## Given exercise
Reproduce the records. Keep every word exact and include no images.

--------------------------------------------------

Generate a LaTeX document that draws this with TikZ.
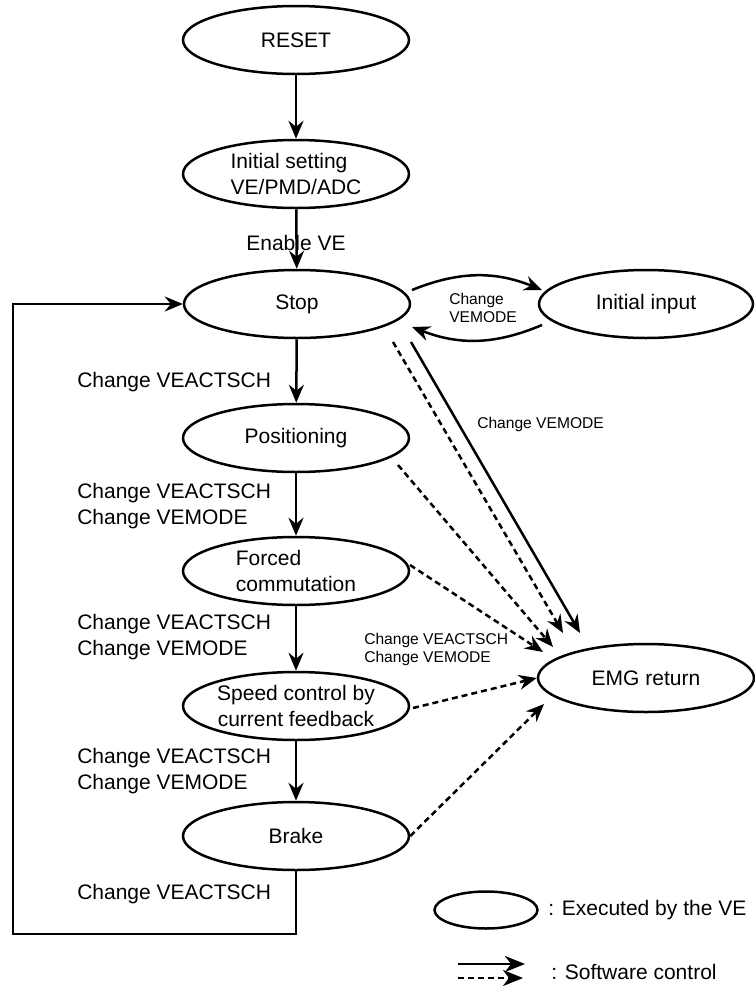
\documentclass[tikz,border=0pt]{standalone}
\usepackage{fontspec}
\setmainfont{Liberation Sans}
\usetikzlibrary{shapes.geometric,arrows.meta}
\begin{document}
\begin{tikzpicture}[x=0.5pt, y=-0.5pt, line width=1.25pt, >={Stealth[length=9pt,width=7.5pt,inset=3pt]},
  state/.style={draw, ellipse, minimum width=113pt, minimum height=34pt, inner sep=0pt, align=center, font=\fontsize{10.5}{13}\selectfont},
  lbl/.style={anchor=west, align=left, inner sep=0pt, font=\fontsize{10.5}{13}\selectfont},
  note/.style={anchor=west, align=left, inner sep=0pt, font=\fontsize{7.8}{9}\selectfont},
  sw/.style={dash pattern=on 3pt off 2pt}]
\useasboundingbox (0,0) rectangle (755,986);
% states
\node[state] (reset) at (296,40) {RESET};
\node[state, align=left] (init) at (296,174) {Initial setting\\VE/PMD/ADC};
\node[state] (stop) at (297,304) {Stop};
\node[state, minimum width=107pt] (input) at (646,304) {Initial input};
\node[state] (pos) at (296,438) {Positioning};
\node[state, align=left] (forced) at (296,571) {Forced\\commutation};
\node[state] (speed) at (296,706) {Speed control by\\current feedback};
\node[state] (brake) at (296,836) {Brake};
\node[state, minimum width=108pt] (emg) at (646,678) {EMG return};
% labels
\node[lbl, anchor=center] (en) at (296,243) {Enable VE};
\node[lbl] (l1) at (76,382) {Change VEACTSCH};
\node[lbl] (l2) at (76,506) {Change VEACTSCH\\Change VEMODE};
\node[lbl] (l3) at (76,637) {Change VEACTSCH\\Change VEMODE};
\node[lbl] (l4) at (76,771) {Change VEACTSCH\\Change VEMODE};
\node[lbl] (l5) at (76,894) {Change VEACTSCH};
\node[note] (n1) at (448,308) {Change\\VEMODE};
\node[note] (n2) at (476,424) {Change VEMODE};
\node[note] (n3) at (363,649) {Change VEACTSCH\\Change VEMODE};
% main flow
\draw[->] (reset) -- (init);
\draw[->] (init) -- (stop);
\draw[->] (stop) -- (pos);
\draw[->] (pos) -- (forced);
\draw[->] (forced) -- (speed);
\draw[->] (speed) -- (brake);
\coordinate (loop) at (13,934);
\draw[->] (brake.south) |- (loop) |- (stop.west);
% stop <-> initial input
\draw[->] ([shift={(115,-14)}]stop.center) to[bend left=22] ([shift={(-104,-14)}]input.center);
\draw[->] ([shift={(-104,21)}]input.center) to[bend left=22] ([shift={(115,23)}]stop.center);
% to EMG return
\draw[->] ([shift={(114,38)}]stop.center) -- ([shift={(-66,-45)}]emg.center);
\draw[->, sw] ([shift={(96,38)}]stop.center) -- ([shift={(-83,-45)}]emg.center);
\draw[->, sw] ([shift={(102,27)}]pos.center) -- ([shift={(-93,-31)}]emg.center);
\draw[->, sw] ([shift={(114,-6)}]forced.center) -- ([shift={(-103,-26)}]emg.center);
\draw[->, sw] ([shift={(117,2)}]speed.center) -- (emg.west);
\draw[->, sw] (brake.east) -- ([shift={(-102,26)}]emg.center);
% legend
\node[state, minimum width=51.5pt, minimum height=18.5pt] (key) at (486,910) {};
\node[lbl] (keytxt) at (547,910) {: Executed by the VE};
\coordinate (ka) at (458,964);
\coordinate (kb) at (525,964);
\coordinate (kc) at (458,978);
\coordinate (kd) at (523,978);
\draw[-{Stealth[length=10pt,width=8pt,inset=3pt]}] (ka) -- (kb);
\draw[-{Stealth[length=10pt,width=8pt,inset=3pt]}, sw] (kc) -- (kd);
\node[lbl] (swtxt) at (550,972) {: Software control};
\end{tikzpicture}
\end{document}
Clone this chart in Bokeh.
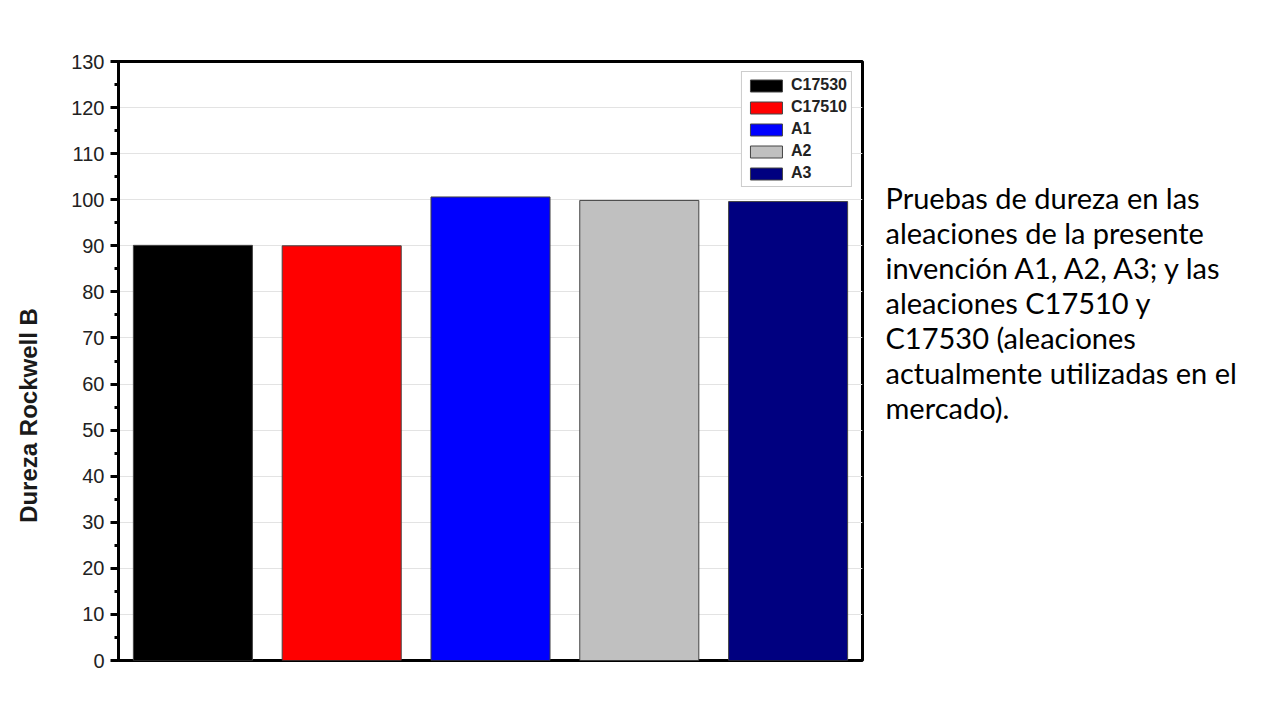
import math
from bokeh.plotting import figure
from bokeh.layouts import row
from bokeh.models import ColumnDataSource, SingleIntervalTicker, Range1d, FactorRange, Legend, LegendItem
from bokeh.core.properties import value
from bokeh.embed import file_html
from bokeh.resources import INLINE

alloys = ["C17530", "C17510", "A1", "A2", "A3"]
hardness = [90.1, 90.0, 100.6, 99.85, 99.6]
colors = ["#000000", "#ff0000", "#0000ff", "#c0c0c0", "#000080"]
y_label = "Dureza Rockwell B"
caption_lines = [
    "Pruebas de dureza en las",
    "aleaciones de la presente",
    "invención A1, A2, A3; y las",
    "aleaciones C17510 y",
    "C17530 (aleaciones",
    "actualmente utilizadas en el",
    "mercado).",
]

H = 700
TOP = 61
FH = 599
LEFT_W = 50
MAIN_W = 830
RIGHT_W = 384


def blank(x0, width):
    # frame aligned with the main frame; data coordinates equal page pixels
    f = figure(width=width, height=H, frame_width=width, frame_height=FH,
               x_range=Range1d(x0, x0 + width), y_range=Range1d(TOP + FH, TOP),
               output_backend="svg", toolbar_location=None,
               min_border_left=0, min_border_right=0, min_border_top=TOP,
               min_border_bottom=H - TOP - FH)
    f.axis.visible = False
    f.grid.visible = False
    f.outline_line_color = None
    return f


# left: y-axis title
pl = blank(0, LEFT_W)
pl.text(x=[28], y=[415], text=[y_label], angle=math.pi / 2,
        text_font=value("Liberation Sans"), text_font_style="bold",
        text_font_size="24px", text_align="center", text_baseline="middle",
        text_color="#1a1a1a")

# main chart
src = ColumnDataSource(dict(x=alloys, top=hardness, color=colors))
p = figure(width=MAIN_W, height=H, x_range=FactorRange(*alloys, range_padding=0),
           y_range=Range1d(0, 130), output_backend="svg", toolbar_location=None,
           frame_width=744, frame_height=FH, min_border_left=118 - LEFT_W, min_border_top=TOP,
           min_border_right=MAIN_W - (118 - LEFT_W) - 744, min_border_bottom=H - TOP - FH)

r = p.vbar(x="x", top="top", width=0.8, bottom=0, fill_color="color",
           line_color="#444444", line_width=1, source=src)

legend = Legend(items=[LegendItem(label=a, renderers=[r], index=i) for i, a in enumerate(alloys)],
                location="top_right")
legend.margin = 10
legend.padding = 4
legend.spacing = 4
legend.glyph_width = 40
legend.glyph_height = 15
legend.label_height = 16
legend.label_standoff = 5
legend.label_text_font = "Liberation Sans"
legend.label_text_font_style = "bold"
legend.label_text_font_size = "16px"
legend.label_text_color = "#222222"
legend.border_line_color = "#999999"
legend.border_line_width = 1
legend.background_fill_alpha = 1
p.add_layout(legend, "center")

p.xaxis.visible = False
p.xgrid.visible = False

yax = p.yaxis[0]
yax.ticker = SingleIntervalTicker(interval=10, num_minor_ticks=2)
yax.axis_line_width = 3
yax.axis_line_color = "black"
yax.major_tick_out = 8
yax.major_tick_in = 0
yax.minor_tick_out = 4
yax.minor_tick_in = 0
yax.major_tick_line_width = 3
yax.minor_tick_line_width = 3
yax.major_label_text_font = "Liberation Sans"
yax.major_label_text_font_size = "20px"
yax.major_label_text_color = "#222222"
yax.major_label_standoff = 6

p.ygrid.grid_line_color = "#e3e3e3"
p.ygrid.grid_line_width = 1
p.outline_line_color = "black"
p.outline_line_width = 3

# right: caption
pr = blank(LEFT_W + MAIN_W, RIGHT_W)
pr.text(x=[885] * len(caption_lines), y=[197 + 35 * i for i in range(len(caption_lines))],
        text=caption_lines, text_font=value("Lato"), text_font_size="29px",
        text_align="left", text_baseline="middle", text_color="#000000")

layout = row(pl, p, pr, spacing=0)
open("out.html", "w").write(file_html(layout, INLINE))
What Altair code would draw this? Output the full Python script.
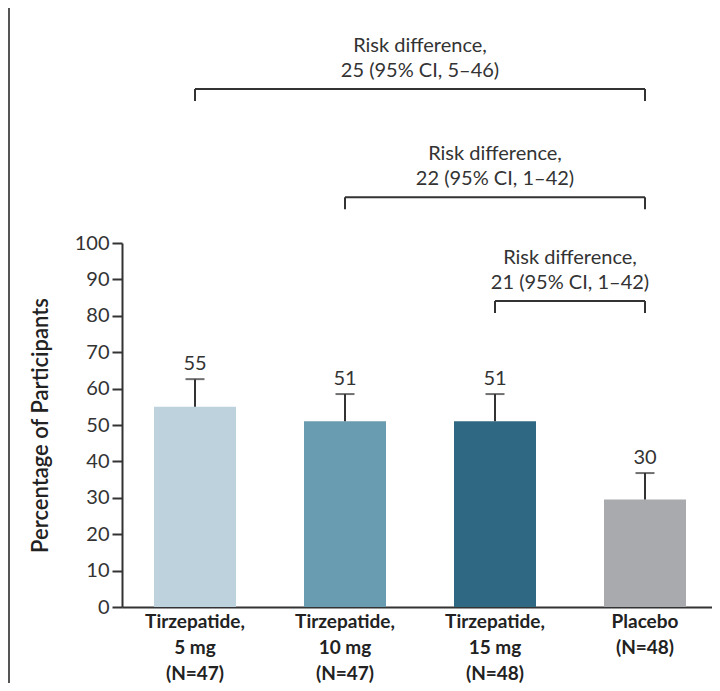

--------------------------------------------------

## Task result
Generate a LaTeX document that draws this with TikZ.
\documentclass[tikz,border=0pt]{standalone}
\usepackage{fontspec}
\setmainfont{Liberation Sans}
\usetikzlibrary{shapes.geometric,arrows.meta}
\begin{document}
\begin{tikzpicture}[x=0.5pt, y=-0.5pt, line width=1.25pt, >={Stealth[length=9pt,width=7.5pt,inset=3pt]},
  state/.style={draw, ellipse, minimum width=113pt, minimum height=34pt, inner sep=0pt, align=center, font=\fontsize{10.5}{13}\selectfont},
  lbl/.style={anchor=west, align=left, inner sep=0pt, font=\fontsize{10.5}{13}\selectfont},
  note/.style={anchor=west, align=left, inner sep=0pt, font=\fontsize{7.8}{9}\selectfont},
  sw/.style={dash pattern=on 3pt off 2pt}]
\useasboundingbox (0,0) rectangle (755,986);
% states
\node[state] (reset) at (296,40) {RESET};
\node[state, align=left] (init) at (296,174) {Initial setting\\VE/PMD/ADC};
\node[state] (stop) at (297,304) {Stop};
\node[state, minimum width=107pt] (input) at (646,304) {Initial input};
\node[state] (pos) at (296,438) {Positioning};
\node[state, align=left] (forced) at (296,571) {Forced\\commutation};
\node[state] (speed) at (296,706) {Speed control by\\current feedback};
\node[state] (brake) at (296,836) {Brake};
\node[state, minimum width=108pt] (emg) at (646,678) {EMG return};
% labels
\node[lbl, anchor=center] (en) at (296,243) {Enable VE};
\node[lbl] (l1) at (76,382) {Change VEACTSCH};
\node[lbl] (l2) at (76,506) {Change VEACTSCH\\Change VEMODE};
\node[lbl] (l3) at (76,637) {Change VEACTSCH\\Change VEMODE};
\node[lbl] (l4) at (76,771) {Change VEACTSCH\\Change VEMODE};
\node[lbl] (l5) at (76,894) {Change VEACTSCH};
\node[note] (n1) at (448,308) {Change\\VEMODE};
\node[note] (n2) at (476,424) {Change VEMODE};
\node[note] (n3) at (363,649) {Change VEACTSCH\\Change VEMODE};
% main flow
\draw[->] (reset) -- (init);
\draw[->] (init) -- (stop);
\draw[->] (stop) -- (pos);
\draw[->] (pos) -- (forced);
\draw[->] (forced) -- (speed);
\draw[->] (speed) -- (brake);
\coordinate (loop) at (13,934);
\draw[->] (brake.south) |- (loop) |- (stop.west);
% stop <-> initial input
\draw[->] ([shift={(115,-14)}]stop.center) to[bend left=22] ([shift={(-104,-14)}]input.center);
\draw[->] ([shift={(-104,21)}]input.center) to[bend left=22] ([shift={(115,23)}]stop.center);
% to EMG return
\draw[->] ([shift={(114,38)}]stop.center) -- ([shift={(-66,-45)}]emg.center);
\draw[->, sw] ([shift={(96,38)}]stop.center) -- ([shift={(-83,-45)}]emg.center);
\draw[->, sw] ([shift={(102,27)}]pos.center) -- ([shift={(-93,-31)}]emg.center);
\draw[->, sw] ([shift={(114,-6)}]forced.center) -- ([shift={(-103,-26)}]emg.center);
\draw[->, sw] ([shift={(117,2)}]speed.center) -- (emg.west);
\draw[->, sw] (brake.east) -- ([shift={(-102,26)}]emg.center);
% legend
\node[state, minimum width=51.5pt, minimum height=18.5pt] (key) at (486,910) {};
\node[lbl] (keytxt) at (547,910) {: Executed by the VE};
\coordinate (ka) at (458,964);
\coordinate (kb) at (525,964);
\coordinate (kc) at (458,978);
\coordinate (kd) at (523,978);
\draw[-{Stealth[length=10pt,width=8pt,inset=3pt]}] (ka) -- (kb);
\draw[-{Stealth[length=10pt,width=8pt,inset=3pt]}, sw] (kc) -- (kd);
\node[lbl] (swtxt) at (550,972) {: Software control};
\end{tikzpicture}
\end{document}
Clone this chart in Bokeh.
import math
from bokeh.plotting import figure
from bokeh.layouts import row
from bokeh.models import ColumnDataSource, SingleIntervalTicker, Range1d, FactorRange, Legend, LegendItem
from bokeh.core.properties import value
from bokeh.embed import file_html
from bokeh.resources import INLINE

alloys = ["C17530", "C17510", "A1", "A2", "A3"]
hardness = [90.1, 90.0, 100.6, 99.85, 99.6]
colors = ["#000000", "#ff0000", "#0000ff", "#c0c0c0", "#000080"]
y_label = "Dureza Rockwell B"
caption_lines = [
    "Pruebas de dureza en las",
    "aleaciones de la presente",
    "invención A1, A2, A3; y las",
    "aleaciones C17510 y",
    "C17530 (aleaciones",
    "actualmente utilizadas en el",
    "mercado).",
]

H = 700
TOP = 61
FH = 599
LEFT_W = 50
MAIN_W = 830
RIGHT_W = 384


def blank(x0, width):
    # frame aligned with the main frame; data coordinates equal page pixels
    f = figure(width=width, height=H, frame_width=width, frame_height=FH,
               x_range=Range1d(x0, x0 + width), y_range=Range1d(TOP + FH, TOP),
               output_backend="svg", toolbar_location=None,
               min_border_left=0, min_border_right=0, min_border_top=TOP,
               min_border_bottom=H - TOP - FH)
    f.axis.visible = False
    f.grid.visible = False
    f.outline_line_color = None
    return f


# left: y-axis title
pl = blank(0, LEFT_W)
pl.text(x=[28], y=[415], text=[y_label], angle=math.pi / 2,
        text_font=value("Liberation Sans"), text_font_style="bold",
        text_font_size="24px", text_align="center", text_baseline="middle",
        text_color="#1a1a1a")

# main chart
src = ColumnDataSource(dict(x=alloys, top=hardness, color=colors))
p = figure(width=MAIN_W, height=H, x_range=FactorRange(*alloys, range_padding=0),
           y_range=Range1d(0, 130), output_backend="svg", toolbar_location=None,
           frame_width=744, frame_height=FH, min_border_left=118 - LEFT_W, min_border_top=TOP,
           min_border_right=MAIN_W - (118 - LEFT_W) - 744, min_border_bottom=H - TOP - FH)

r = p.vbar(x="x", top="top", width=0.8, bottom=0, fill_color="color",
           line_color="#444444", line_width=1, source=src)

legend = Legend(items=[LegendItem(label=a, renderers=[r], index=i) for i, a in enumerate(alloys)],
                location="top_right")
legend.margin = 10
legend.padding = 4
legend.spacing = 4
legend.glyph_width = 40
legend.glyph_height = 15
legend.label_height = 16
legend.label_standoff = 5
legend.label_text_font = "Liberation Sans"
legend.label_text_font_style = "bold"
legend.label_text_font_size = "16px"
legend.label_text_color = "#222222"
legend.border_line_color = "#999999"
legend.border_line_width = 1
legend.background_fill_alpha = 1
p.add_layout(legend, "center")

p.xaxis.visible = False
p.xgrid.visible = False

yax = p.yaxis[0]
yax.ticker = SingleIntervalTicker(interval=10, num_minor_ticks=2)
yax.axis_line_width = 3
yax.axis_line_color = "black"
yax.major_tick_out = 8
yax.major_tick_in = 0
yax.minor_tick_out = 4
yax.minor_tick_in = 0
yax.major_tick_line_width = 3
yax.minor_tick_line_width = 3
yax.major_label_text_font = "Liberation Sans"
yax.major_label_text_font_size = "20px"
yax.major_label_text_color = "#222222"
yax.major_label_standoff = 6

p.ygrid.grid_line_color = "#e3e3e3"
p.ygrid.grid_line_width = 1
p.outline_line_color = "black"
p.outline_line_width = 3

# right: caption
pr = blank(LEFT_W + MAIN_W, RIGHT_W)
pr.text(x=[885] * len(caption_lines), y=[197 + 35 * i for i in range(len(caption_lines))],
        text=caption_lines, text_font=value("Lato"), text_font_size="29px",
        text_align="left", text_baseline="middle", text_color="#000000")

layout = row(pl, p, pr, spacing=0)
open("out.html", "w").write(file_html(layout, INLINE))
What Altair code would draw this? Output the full Python script.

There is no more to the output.